— start of INFORMATION SUPPLIED —

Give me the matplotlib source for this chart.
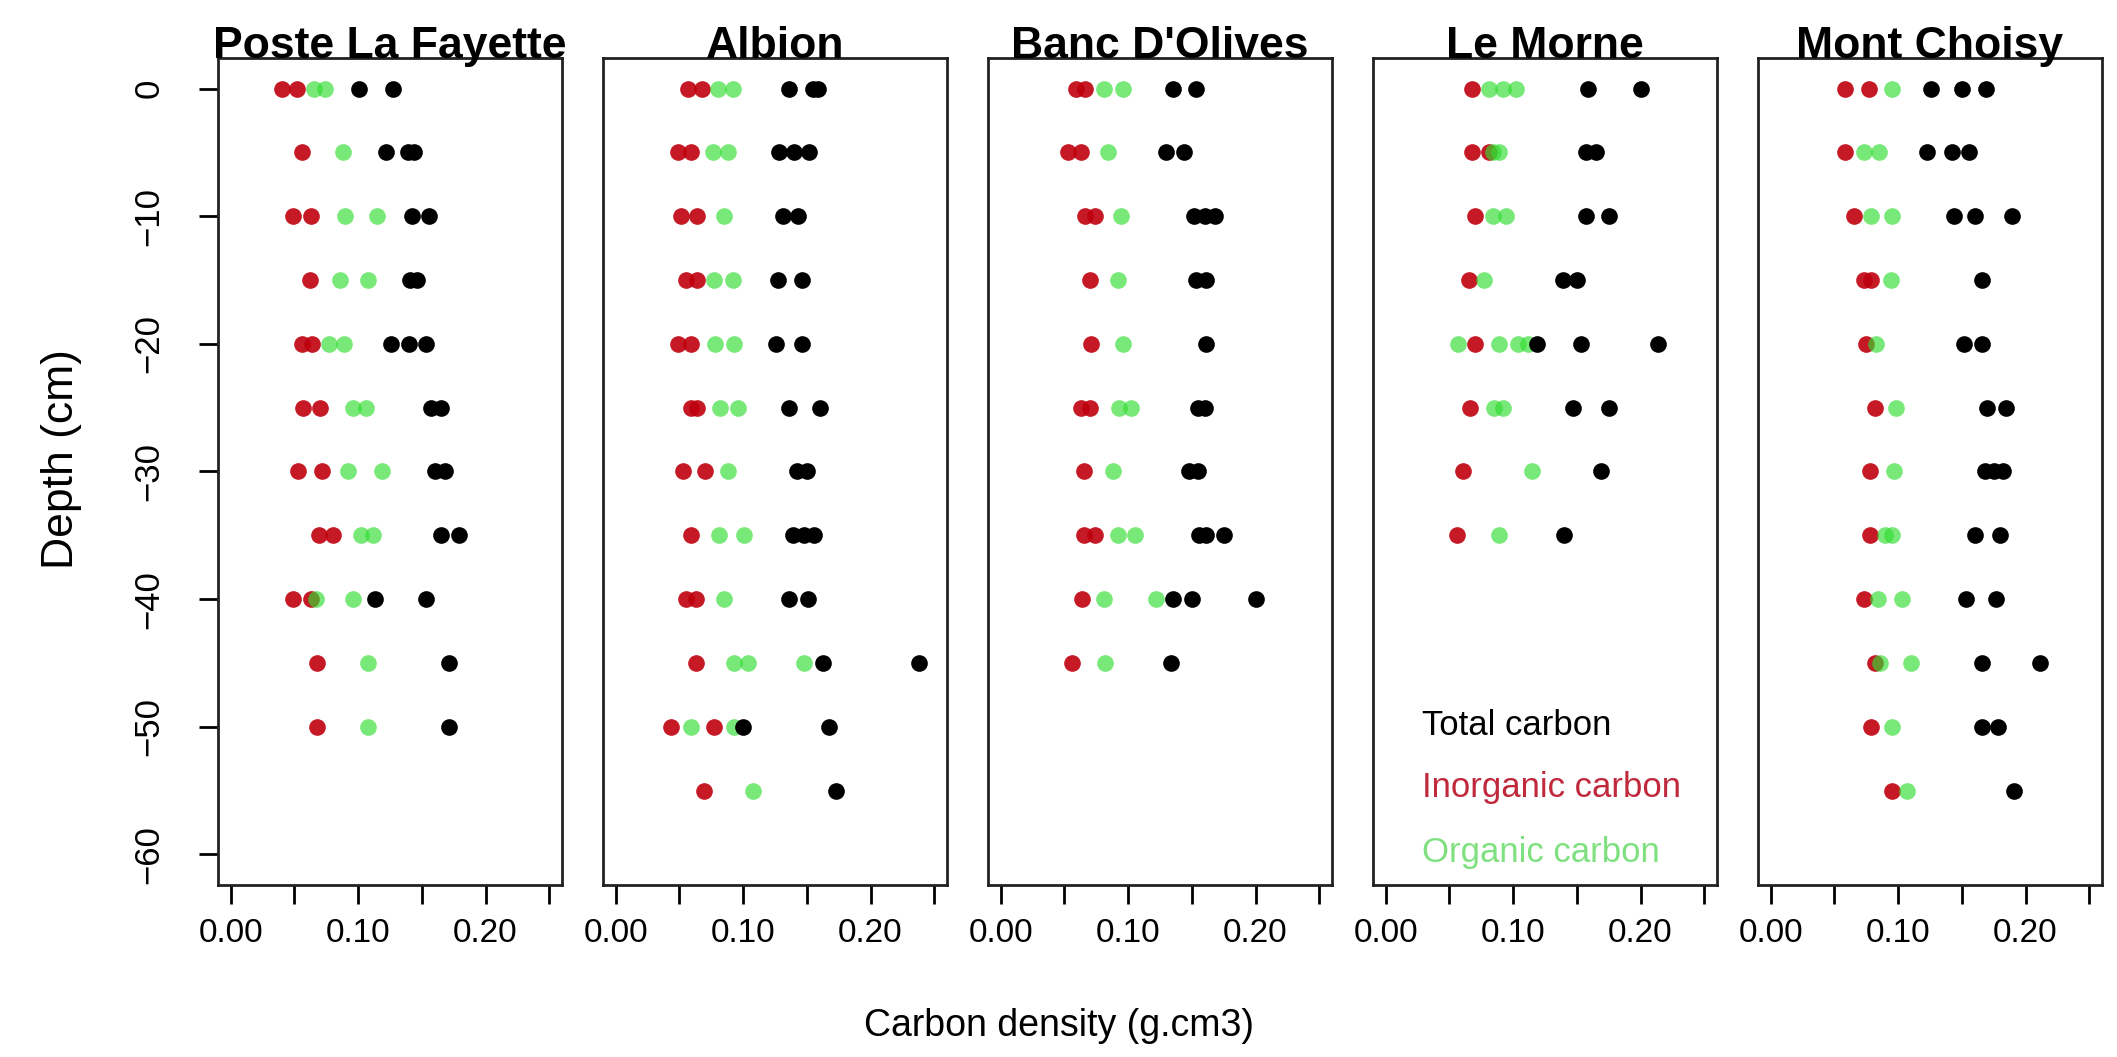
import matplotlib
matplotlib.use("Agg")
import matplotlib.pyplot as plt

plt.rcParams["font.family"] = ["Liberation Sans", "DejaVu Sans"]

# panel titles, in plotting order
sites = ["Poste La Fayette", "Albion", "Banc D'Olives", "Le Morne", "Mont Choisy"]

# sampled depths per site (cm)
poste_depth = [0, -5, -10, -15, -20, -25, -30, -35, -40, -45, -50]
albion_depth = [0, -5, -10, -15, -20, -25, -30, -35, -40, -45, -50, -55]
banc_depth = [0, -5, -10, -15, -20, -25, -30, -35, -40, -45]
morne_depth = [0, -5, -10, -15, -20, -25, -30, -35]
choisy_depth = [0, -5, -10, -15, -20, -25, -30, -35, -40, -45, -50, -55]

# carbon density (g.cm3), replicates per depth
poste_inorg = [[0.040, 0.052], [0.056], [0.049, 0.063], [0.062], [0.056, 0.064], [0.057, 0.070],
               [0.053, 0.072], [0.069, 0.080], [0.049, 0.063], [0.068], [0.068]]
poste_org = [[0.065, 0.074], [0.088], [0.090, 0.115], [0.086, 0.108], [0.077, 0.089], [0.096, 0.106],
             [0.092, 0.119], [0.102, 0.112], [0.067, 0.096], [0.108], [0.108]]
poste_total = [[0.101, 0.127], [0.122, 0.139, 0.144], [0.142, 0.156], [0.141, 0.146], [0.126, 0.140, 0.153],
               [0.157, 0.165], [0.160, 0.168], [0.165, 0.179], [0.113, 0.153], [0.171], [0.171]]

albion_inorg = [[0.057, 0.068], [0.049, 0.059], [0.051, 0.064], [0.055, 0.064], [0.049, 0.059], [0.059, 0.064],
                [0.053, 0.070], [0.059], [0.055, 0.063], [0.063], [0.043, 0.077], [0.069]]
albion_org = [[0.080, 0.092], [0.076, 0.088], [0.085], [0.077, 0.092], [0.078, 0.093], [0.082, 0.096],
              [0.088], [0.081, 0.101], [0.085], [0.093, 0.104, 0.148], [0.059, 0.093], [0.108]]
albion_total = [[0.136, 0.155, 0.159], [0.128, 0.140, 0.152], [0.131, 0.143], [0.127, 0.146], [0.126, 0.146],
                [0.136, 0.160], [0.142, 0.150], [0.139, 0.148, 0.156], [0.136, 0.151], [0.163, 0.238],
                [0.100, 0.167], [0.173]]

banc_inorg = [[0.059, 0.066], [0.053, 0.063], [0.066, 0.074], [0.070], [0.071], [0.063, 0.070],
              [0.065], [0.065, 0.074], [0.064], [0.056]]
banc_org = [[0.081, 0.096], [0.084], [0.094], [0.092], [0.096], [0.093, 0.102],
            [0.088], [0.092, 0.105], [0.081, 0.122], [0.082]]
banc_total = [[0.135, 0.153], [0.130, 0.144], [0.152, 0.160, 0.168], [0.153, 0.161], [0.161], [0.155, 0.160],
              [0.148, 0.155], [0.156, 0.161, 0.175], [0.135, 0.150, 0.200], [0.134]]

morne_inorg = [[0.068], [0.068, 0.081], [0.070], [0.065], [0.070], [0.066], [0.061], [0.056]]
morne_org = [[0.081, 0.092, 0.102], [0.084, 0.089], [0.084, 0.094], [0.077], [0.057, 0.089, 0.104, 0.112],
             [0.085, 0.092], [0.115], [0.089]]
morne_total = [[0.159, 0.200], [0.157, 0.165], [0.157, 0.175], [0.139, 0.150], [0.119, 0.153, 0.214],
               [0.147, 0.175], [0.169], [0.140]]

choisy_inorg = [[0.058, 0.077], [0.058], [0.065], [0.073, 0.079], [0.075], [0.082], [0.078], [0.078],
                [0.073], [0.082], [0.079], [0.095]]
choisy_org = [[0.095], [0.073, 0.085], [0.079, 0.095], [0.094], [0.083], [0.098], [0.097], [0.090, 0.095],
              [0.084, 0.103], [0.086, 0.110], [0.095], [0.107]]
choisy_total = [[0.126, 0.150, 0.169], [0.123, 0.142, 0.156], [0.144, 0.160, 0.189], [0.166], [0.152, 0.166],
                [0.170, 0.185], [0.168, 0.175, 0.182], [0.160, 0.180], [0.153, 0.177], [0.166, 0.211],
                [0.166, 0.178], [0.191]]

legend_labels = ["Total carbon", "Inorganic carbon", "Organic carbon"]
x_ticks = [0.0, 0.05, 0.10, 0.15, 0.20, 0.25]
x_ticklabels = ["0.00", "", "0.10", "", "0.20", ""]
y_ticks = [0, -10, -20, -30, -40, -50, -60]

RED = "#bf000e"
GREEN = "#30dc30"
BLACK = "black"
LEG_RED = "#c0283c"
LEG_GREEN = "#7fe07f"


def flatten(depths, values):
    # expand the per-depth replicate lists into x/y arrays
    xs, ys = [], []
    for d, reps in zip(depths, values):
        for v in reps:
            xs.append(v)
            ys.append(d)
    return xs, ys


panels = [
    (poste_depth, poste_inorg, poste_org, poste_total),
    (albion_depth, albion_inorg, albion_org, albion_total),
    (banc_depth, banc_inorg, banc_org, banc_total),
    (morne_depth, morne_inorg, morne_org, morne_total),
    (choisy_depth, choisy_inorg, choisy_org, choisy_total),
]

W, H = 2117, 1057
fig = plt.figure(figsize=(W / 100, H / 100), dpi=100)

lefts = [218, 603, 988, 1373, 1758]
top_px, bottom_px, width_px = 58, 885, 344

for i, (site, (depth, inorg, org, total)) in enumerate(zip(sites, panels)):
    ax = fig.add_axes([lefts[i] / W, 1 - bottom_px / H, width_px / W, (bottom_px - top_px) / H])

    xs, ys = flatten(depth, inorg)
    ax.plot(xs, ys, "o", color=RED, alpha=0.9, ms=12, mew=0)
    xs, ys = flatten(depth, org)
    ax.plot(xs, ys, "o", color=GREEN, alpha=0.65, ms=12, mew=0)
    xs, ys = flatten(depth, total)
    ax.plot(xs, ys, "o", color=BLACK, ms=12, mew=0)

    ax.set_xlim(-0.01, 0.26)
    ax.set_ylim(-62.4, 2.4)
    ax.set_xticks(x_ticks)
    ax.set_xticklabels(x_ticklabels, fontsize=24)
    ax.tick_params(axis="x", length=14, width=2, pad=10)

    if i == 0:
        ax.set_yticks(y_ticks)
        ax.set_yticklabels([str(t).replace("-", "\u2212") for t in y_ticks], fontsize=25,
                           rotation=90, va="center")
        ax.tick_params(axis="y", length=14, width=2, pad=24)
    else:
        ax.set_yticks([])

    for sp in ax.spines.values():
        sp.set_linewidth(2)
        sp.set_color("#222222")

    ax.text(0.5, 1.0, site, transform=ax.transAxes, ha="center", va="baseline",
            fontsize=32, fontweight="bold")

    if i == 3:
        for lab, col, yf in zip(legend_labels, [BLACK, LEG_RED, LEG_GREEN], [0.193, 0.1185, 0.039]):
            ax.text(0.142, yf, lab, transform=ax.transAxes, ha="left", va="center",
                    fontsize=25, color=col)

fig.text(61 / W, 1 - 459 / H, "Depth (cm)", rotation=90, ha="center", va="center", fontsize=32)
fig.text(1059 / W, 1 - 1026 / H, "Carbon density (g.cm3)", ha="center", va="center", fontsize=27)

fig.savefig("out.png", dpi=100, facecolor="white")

— end of INFORMATION SUPPLIED —

◆ STATED TASK
Return the listing above word for word, with the pictures removed.

◆ CORRECT RESPONSE
Give me the matplotlib source for this chart.
import matplotlib
matplotlib.use("Agg")
import matplotlib.pyplot as plt

plt.rcParams["font.family"] = ["Liberation Sans", "DejaVu Sans"]

# panel titles, in plotting order
sites = ["Poste La Fayette", "Albion", "Banc D'Olives", "Le Morne", "Mont Choisy"]

# sampled depths per site (cm)
poste_depth = [0, -5, -10, -15, -20, -25, -30, -35, -40, -45, -50]
albion_depth = [0, -5, -10, -15, -20, -25, -30, -35, -40, -45, -50, -55]
banc_depth = [0, -5, -10, -15, -20, -25, -30, -35, -40, -45]
morne_depth = [0, -5, -10, -15, -20, -25, -30, -35]
choisy_depth = [0, -5, -10, -15, -20, -25, -30, -35, -40, -45, -50, -55]

# carbon density (g.cm3), replicates per depth
poste_inorg = [[0.040, 0.052], [0.056], [0.049, 0.063], [0.062], [0.056, 0.064], [0.057, 0.070],
               [0.053, 0.072], [0.069, 0.080], [0.049, 0.063], [0.068], [0.068]]
poste_org = [[0.065, 0.074], [0.088], [0.090, 0.115], [0.086, 0.108], [0.077, 0.089], [0.096, 0.106],
             [0.092, 0.119], [0.102, 0.112], [0.067, 0.096], [0.108], [0.108]]
poste_total = [[0.101, 0.127], [0.122, 0.139, 0.144], [0.142, 0.156], [0.141, 0.146], [0.126, 0.140, 0.153],
               [0.157, 0.165], [0.160, 0.168], [0.165, 0.179], [0.113, 0.153], [0.171], [0.171]]

albion_inorg = [[0.057, 0.068], [0.049, 0.059], [0.051, 0.064], [0.055, 0.064], [0.049, 0.059], [0.059, 0.064],
                [0.053, 0.070], [0.059], [0.055, 0.063], [0.063], [0.043, 0.077], [0.069]]
albion_org = [[0.080, 0.092], [0.076, 0.088], [0.085], [0.077, 0.092], [0.078, 0.093], [0.082, 0.096],
              [0.088], [0.081, 0.101], [0.085], [0.093, 0.104, 0.148], [0.059, 0.093], [0.108]]
albion_total = [[0.136, 0.155, 0.159], [0.128, 0.140, 0.152], [0.131, 0.143], [0.127, 0.146], [0.126, 0.146],
                [0.136, 0.160], [0.142, 0.150], [0.139, 0.148, 0.156], [0.136, 0.151], [0.163, 0.238],
                [0.100, 0.167], [0.173]]

banc_inorg = [[0.059, 0.066], [0.053, 0.063], [0.066, 0.074], [0.070], [0.071], [0.063, 0.070],
              [0.065], [0.065, 0.074], [0.064], [0.056]]
banc_org = [[0.081, 0.096], [0.084], [0.094], [0.092], [0.096], [0.093, 0.102],
            [0.088], [0.092, 0.105], [0.081, 0.122], [0.082]]
banc_total = [[0.135, 0.153], [0.130, 0.144], [0.152, 0.160, 0.168], [0.153, 0.161], [0.161], [0.155, 0.160],
              [0.148, 0.155], [0.156, 0.161, 0.175], [0.135, 0.150, 0.200], [0.134]]

morne_inorg = [[0.068], [0.068, 0.081], [0.070], [0.065], [0.070], [0.066], [0.061], [0.056]]
morne_org = [[0.081, 0.092, 0.102], [0.084, 0.089], [0.084, 0.094], [0.077], [0.057, 0.089, 0.104, 0.112],
             [0.085, 0.092], [0.115], [0.089]]
morne_total = [[0.159, 0.200], [0.157, 0.165], [0.157, 0.175], [0.139, 0.150], [0.119, 0.153, 0.214],
               [0.147, 0.175], [0.169], [0.140]]

choisy_inorg = [[0.058, 0.077], [0.058], [0.065], [0.073, 0.079], [0.075], [0.082], [0.078], [0.078],
                [0.073], [0.082], [0.079], [0.095]]
choisy_org = [[0.095], [0.073, 0.085], [0.079, 0.095], [0.094], [0.083], [0.098], [0.097], [0.090, 0.095],
              [0.084, 0.103], [0.086, 0.110], [0.095], [0.107]]
choisy_total = [[0.126, 0.150, 0.169], [0.123, 0.142, 0.156], [0.144, 0.160, 0.189], [0.166], [0.152, 0.166],
                [0.170, 0.185], [0.168, 0.175, 0.182], [0.160, 0.180], [0.153, 0.177], [0.166, 0.211],
                [0.166, 0.178], [0.191]]

legend_labels = ["Total carbon", "Inorganic carbon", "Organic carbon"]
x_ticks = [0.0, 0.05, 0.10, 0.15, 0.20, 0.25]
x_ticklabels = ["0.00", "", "0.10", "", "0.20", ""]
y_ticks = [0, -10, -20, -30, -40, -50, -60]

RED = "#bf000e"
GREEN = "#30dc30"
BLACK = "black"
LEG_RED = "#c0283c"
LEG_GREEN = "#7fe07f"


def flatten(depths, values):
    # expand the per-depth replicate lists into x/y arrays
    xs, ys = [], []
    for d, reps in zip(depths, values):
        for v in reps:
            xs.append(v)
            ys.append(d)
    return xs, ys


panels = [
    (poste_depth, poste_inorg, poste_org, poste_total),
    (albion_depth, albion_inorg, albion_org, albion_total),
    (banc_depth, banc_inorg, banc_org, banc_total),
    (morne_depth, morne_inorg, morne_org, morne_total),
    (choisy_depth, choisy_inorg, choisy_org, choisy_total),
]

W, H = 2117, 1057
fig = plt.figure(figsize=(W / 100, H / 100), dpi=100)

lefts = [218, 603, 988, 1373, 1758]
top_px, bottom_px, width_px = 58, 885, 344

for i, (site, (depth, inorg, org, total)) in enumerate(zip(sites, panels)):
    ax = fig.add_axes([lefts[i] / W, 1 - bottom_px / H, width_px / W, (bottom_px - top_px) / H])

    xs, ys = flatten(depth, inorg)
    ax.plot(xs, ys, "o", color=RED, alpha=0.9, ms=12, mew=0)
    xs, ys = flatten(depth, org)
    ax.plot(xs, ys, "o", color=GREEN, alpha=0.65, ms=12, mew=0)
    xs, ys = flatten(depth, total)
    ax.plot(xs, ys, "o", color=BLACK, ms=12, mew=0)

    ax.set_xlim(-0.01, 0.26)
    ax.set_ylim(-62.4, 2.4)
    ax.set_xticks(x_ticks)
    ax.set_xticklabels(x_ticklabels, fontsize=24)
    ax.tick_params(axis="x", length=14, width=2, pad=10)

    if i == 0:
        ax.set_yticks(y_ticks)
        ax.set_yticklabels([str(t).replace("-", "\u2212") for t in y_ticks], fontsize=25,
                           rotation=90, va="center")
        ax.tick_params(axis="y", length=14, width=2, pad=24)
    else:
        ax.set_yticks([])

    for sp in ax.spines.values():
        sp.set_linewidth(2)
        sp.set_color("#222222")

    ax.text(0.5, 1.0, site, transform=ax.transAxes, ha="center", va="baseline",
            fontsize=32, fontweight="bold")

    if i == 3:
        for lab, col, yf in zip(legend_labels, [BLACK, LEG_RED, LEG_GREEN], [0.193, 0.1185, 0.039]):
            ax.text(0.142, yf, lab, transform=ax.transAxes, ha="left", va="center",
                    fontsize=25, color=col)

fig.text(61 / W, 1 - 459 / H, "Depth (cm)", rotation=90, ha="center", va="center", fontsize=32)
fig.text(1059 / W, 1 - 1026 / H, "Carbon density (g.cm3)", ha="center", va="center", fontsize=27)

fig.savefig("out.png", dpi=100, facecolor="white")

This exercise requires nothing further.